Draft available upon request.
How do domestic protests affect the foreign policy of target governments? Mass mobilization, especially pro-democracy protests, undermines the survival of an authoritarian incumbent and increases the need for support from foreign partners (for resources, security, etc.). Given the US agenda of promoting democracy and human rights, international and domestic audiences can urge the US to place pressure on the authoritarian regime. When the United States was dominating bilateral aid, it could leverage aid to extract policy concessions from vulnerable incumbents, either in the leader’s response to protests or in other issue areas. Regardless, recipient autocratic leaders are constrained by their dominant donors’ interests. Yet, China and its alternative aid regime could change this dynamic. Because Chinese aid is not conditional on regime type and governance, autocratic leaders can turn to China for more aid. In short, I argue that the emergence of China as a prominent bilateral aid donor presents an outside option for threatened autocrats. I expect that pro-democracy protests will increase the likelihood of requests for aid and cooperation sent by autocratic regimes to China and decrease those to the US. I develop a measure of request for cooperation using the International Crisis Early Warning System (ICEWS) event data and find support for the hypothesis. The findings have implications for alignment choice amid US-China competition – threats to incumbent security may tip the balance between the US and China. In addition, they shed light on the consequences of the US pro-democracy agenda in strategically important regions with many autocratic regimes such as Southeast Asia and Asia-Pacific more broadly.

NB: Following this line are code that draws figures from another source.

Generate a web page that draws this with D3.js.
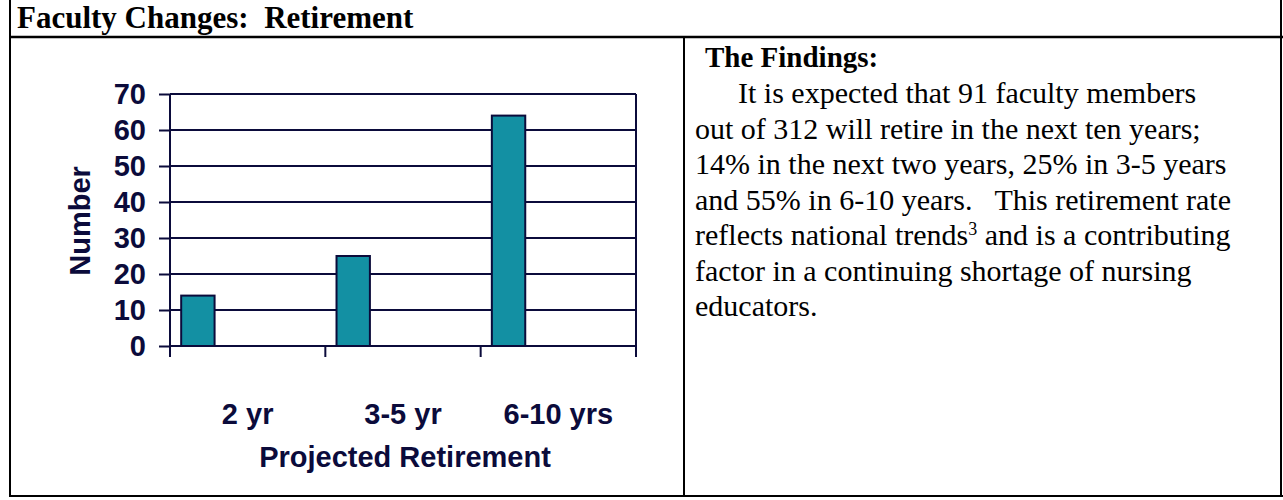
<!DOCTYPE html>
<html>
<head>
<meta charset="utf-8">
<script src="https://cdn.jsdelivr.net/npm/d3@7/dist/d3.min.js"></script>
<style>
  html, body { margin: 0; padding: 0; background: #fff; }
  svg { display: block; }
</style>
</head>
<body>
<svg id="chart" width="1283" height="500"></svg>
<script>
// ---- data ----
const categories = ["2 yr", "3-5 yr", "6-10 yrs"];
const retirees = [14, 25, 64];
const yTicks = [0, 10, 20, 30, 40, 50, 60, 70];
const pageTitle = "Faculty Changes:  Retirement";
const yAxisTitle = "Number";
const xAxisTitle = "Projected Retirement";
const findingsHead = "The Findings:";
const findingsLines = [
  "It is expected that 91 faculty members",
  "out of 312 will retire in the next ten years;",
  "14% in the next two years, 25% in 3-5 years",
  "and 55% in 6-10 years.   This retirement rate",
  "reflects national trends|3| and is a contributing",
  "factor in a continuing shortage of nursing",
  "educators."
];

// ---- layout ----
const svg = d3.select("#chart");
const ink = "#0b0b3b";
const barFill = "#1390a3";
const chartFont = "'Liberation Sans', Arial, sans-serif";
const serif = "'Liberation Serif', 'Times New Roman', serif";

// page frame
svg.append("line").attr("x1", 10).attr("x2", 10).attr("y1", 0).attr("y2", 497)
  .attr("stroke", "#000").attr("stroke-width", 2);
svg.append("line").attr("x1", 1281).attr("x2", 1281).attr("y1", 0).attr("y2", 497)
  .attr("stroke", "#000").attr("stroke-width", 2);
svg.append("line").attr("x1", 9).attr("x2", 1283).attr("y1", 37).attr("y2", 37)
  .attr("stroke", "#000").attr("stroke-width", 2.5);
svg.append("line").attr("x1", 9).attr("x2", 1283).attr("y1", 496).attr("y2", 496)
  .attr("stroke", "#000").attr("stroke-width", 2);
svg.append("line").attr("x1", 684).attr("x2", 684).attr("y1", 37).attr("y2", 497)
  .attr("stroke", "#000").attr("stroke-width", 2);

svg.append("text").attr("x", 17).attr("y", 28)
  .attr("font-family", serif).attr("font-weight", "bold").attr("font-size", 31)
  .attr("fill", "#000").style("white-space", "pre").text(pageTitle);

// ---- chart ----
const plot = { left: 170, right: 636, top: 94, bottom: 346 };
const x = d3.scaleBand().domain(categories).range([plot.left, plot.right]).padding(0);
const y = d3.scaleLinear().domain([0, 70]).range([plot.bottom, plot.top]);
const g = svg.append("g");

// gridlines
g.append("g").selectAll("line").data(yTicks.filter(d => d > 0)).join("line")
  .attr("x1", plot.left).attr("x2", plot.right)
  .attr("y1", d => y(d)).attr("y2", d => y(d))
  .attr("stroke", ink).attr("stroke-width", 2);

// right frame line
g.append("line").attr("x1", plot.right).attr("x2", plot.right)
  .attr("y1", y(70)).attr("y2", plot.bottom + 11)
  .attr("stroke", ink).attr("stroke-width", 2);

// bars
const bw = x.bandwidth();
g.append("g").selectAll("rect").data(categories).join("rect")
  .attr("x", d => x(d) + bw * 0.072)
  .attr("width", bw * 0.215)
  .attr("y", (d, i) => y(retirees[i]))
  .attr("height", (d, i) => y(0) - y(retirees[i]))
  .attr("fill", barFill).attr("stroke", ink).attr("stroke-width", 2);

// y axis
const yAxis = d3.axisLeft(y).tickValues(yTicks).tickSize(11).tickPadding(13);
const ya = g.append("g").attr("transform", `translate(${plot.left},0)`).call(yAxis);
ya.select(".domain").remove();
ya.selectAll(".tick line").attr("stroke", ink).attr("stroke-width", 2);
ya.selectAll(".tick text").attr("font-family", chartFont).attr("font-weight", "bold")
  .attr("font-size", 29).attr("fill", ink);
g.append("line").attr("x1", plot.left).attr("x2", plot.left)
  .attr("y1", plot.top).attr("y2", plot.bottom + 11)
  .attr("stroke", ink).attr("stroke-width", 2);

// x axis
const xAxis = d3.axisBottom(x).tickSize(0).tickPadding(0).tickFormat("");
const xa = g.append("g").attr("transform", `translate(0,${plot.bottom})`).call(xAxis);
xa.select(".domain").attr("stroke", ink).attr("stroke-width", 2)
  .attr("d", `M${plot.left},0H${plot.right}`);
xa.selectAll(".tick").remove();
g.append("g").selectAll("line").data(categories.slice(1)).join("line")
  .attr("x1", d => x(d)).attr("x2", d => x(d))
  .attr("y1", plot.bottom).attr("y2", plot.bottom + 11)
  .attr("stroke", ink).attr("stroke-width", 2);
g.append("g").selectAll("text").data(categories).join("text")
  .attr("x", d => x(d) + bw / 2).attr("y", 424)
  .attr("text-anchor", "middle")
  .attr("font-family", chartFont).attr("font-weight", "bold").attr("font-size", 29)
  .attr("fill", ink).text(d => d);

// axis titles
g.append("text").attr("transform", "translate(90,221) rotate(-90)")
  .attr("text-anchor", "middle")
  .attr("font-family", chartFont).attr("font-weight", "bold").attr("font-size", 29)
  .attr("fill", ink).text(yAxisTitle);
g.append("text").attr("x", (plot.left + plot.right) / 2 + 2).attr("y", 467)
  .attr("text-anchor", "middle")
  .attr("font-family", chartFont).attr("font-weight", "bold").attr("font-size", 29)
  .attr("fill", ink).text(xAxisTitle);

// ---- findings text ----
svg.append("text").attr("x", 705).attr("y", 67)
  .attr("font-family", serif).attr("font-weight", "bold").attr("font-size", 29)
  .attr("fill", "#000").text(findingsHead);
const body = svg.append("g").attr("font-family", serif).attr("font-size", 30).attr("fill", "#000");
findingsLines.forEach((line, i) => {
  const t = body.append("text").attr("x", i === 0 ? 738 : 695).attr("y", 103 + i * 35.5)
    .style("white-space", "pre");
  const parts = line.split("|");
  parts.forEach((p, j) => {
    const ts = t.append("tspan").text(p);
    if (j === 1) ts.attr("font-size", 18).attr("baseline-shift", "super");
  });
});
</script>
</body>
</html>
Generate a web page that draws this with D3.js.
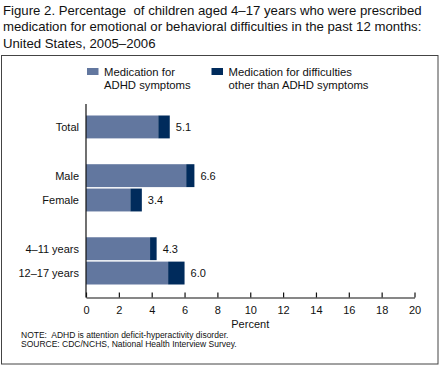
<!DOCTYPE html>
<html><head><meta charset="utf-8">
<script src="https://cdn.jsdelivr.net/npm/d3@7"></script>
<style>body{margin:0;background:#fff}svg{display:block;font-family:"Liberation Sans",Arial,sans-serif}</style>
</head><body>
<script>
const titleLines = ["Figure 2. Percentage  of children aged 4\u201317 years who were prescribed",
  "medication for emotional or behavioral difficulties in the past 12 months:",
  "United States, 2005\u20132006"];
const slots = ["Total","gap1","Male","Female","gap2","4\u201311 years","12\u201317 years"];
const categories = ["Total","Male","Female","4\u201311 years","12\u201317 years"];
const adhd = [4.4, 6.1, 2.7, 3.9, 5.0];
const other = [0.7, 0.5, 0.7, 0.4, 1.0];
const totals = [5.1, 6.6, 3.4, 4.3, 6.0];
const ticks = [0,2,4,6,8,10,12,14,16,18,20];
const legendLabels = [["Medication for","ADHD symptoms"],["Medication for difficulties","other than ADHD symptoms"]];
const colors = ["#62779f","#002b5c"];
const notes = ["NOTE:  ADHD is attention deficit-hyperactivity disorder.","SOURCE: CDC/NCHS, National Health Interview Survey."];

const svg = d3.select("body").append("svg").attr("width",440).attr("height",366);
svg.append("g").selectAll("text").data(titleLines).join("text")
  .attr("x",3).attr("y",(d,i)=>14.5+i*16.6).attr("font-size",13.2).attr("fill","#111")
  .attr("xml:space","preserve").style("white-space","pre").text(d=>d);

svg.append("rect").attr("x",1.5).attr("y",55.5).attr("width",436.5).attr("height",308.5)
  .attr("fill","none").attr("stroke","#444").attr("stroke-width",1);

const x = d3.scaleLinear().domain([0,20]).range([86,414.5]);
const y = d3.scaleBand().domain(slots).range([115.5,284.5]).paddingInner(0.06);

// legend
const lg = svg.append("g");
const lx = [87,211.5];
legendLabels.forEach((lab,i)=>{
  lg.append("rect").attr("x",lx[i]).attr("y",68).attr("width",11.5).attr("height",7).attr("fill",colors[i]);
  lg.append("text").attr("x",lx[i]+17).attr("y",75.5).attr("font-size",11.3).attr("fill","#111")
    .selectAll("tspan").data(lab).join("tspan").attr("x",lx[i]+17).attr("dy",(d,j)=>j?13.3:0).text(d=>d);
});

// bars
const data = categories.map((c,i)=>({c, a:adhd[i], o:other[i], t:totals[i]}));
const g = svg.append("g");
g.selectAll("rect.a").data(data).join("rect").attr("class","a")
  .attr("x",x(0)).attr("y",d=>y(d.c)).attr("width",d=>x(d.a)-x(0)).attr("height",y.bandwidth())
  .attr("fill",colors[0]);
g.selectAll("rect.o").data(data).join("rect").attr("class","o")
  .attr("x",d=>x(d.a)).attr("y",d=>y(d.c)).attr("width",d=>x(d.a+d.o)-x(d.a)).attr("height",y.bandwidth())
  .attr("fill",colors[1]);
g.selectAll("text.v").data(data).join("text").attr("class","v")
  .attr("x",d=>x(d.a+d.o)+6).attr("y",d=>y(d.c)+y.bandwidth()/2+4).attr("font-size",11).attr("fill","#111")
  .text(d=>d.t.toFixed(1));
g.selectAll("text.c").data(data).join("text").attr("class","c")
  .attr("x",79).attr("y",d=>y(d.c)+y.bandwidth()/2+4).attr("font-size",11).attr("fill","#111")
  .attr("text-anchor","end").text(d=>d.c);

// axes
svg.append("line").attr("x1",86).attr("x2",86).attr("y1",104).attr("y2",297.5).attr("stroke","#111").attr("stroke-width",1.2);
const ax = svg.append("g").attr("transform","translate(0,297.5)")
  .call(d3.axisBottom(x).tickValues(ticks).tickSize(-5).tickPadding(9).tickSizeOuter(0));
ax.select(".domain").attr("stroke","#111").attr("stroke-width",1.2);
ax.selectAll(".tick line").attr("stroke","#111").attr("stroke-width",1.2);
ax.selectAll(".tick text").attr("font-size",11).attr("fill","#111").attr("font-family","Liberation Sans, Arial, sans-serif");
svg.append("text").attr("x",x(10)).attr("y",328).attr("text-anchor","middle").attr("font-size",11).attr("fill","#111").text("Percent");

svg.append("g").selectAll("text").data(notes).join("text")
  .attr("x",21).attr("y",(d,i)=>338+i*9).attr("font-size",8.5).attr("fill","#111")
  .attr("xml:space","preserve").style("white-space","pre").text(d=>d);
</script>
</body></html>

Draft available upon request.
with Songying Fang
Middle powers, historically overlooked in international relations literature due to their limited ability to independently shape the global order, are now receiving renewed attention with the emergence of great power competition between the U.S. and China. Conventional wisdom suggests that these countries face pressure to choose sides in this rivalry, weighing close security relations with the U.S. against close economic ties with China. This paper argues that middle powers’ alignment decisions extend beyond binary choices and are shaped by historical foreign policy legacies, significant third-country relationships, and regional identity. Using a survey experiment in Vietnam, we explore how these factors influence public views on U.S.-China alignment, revealing that the alignment strategies of middle powers are multidimensional, influenced by complex domestic and international considerations.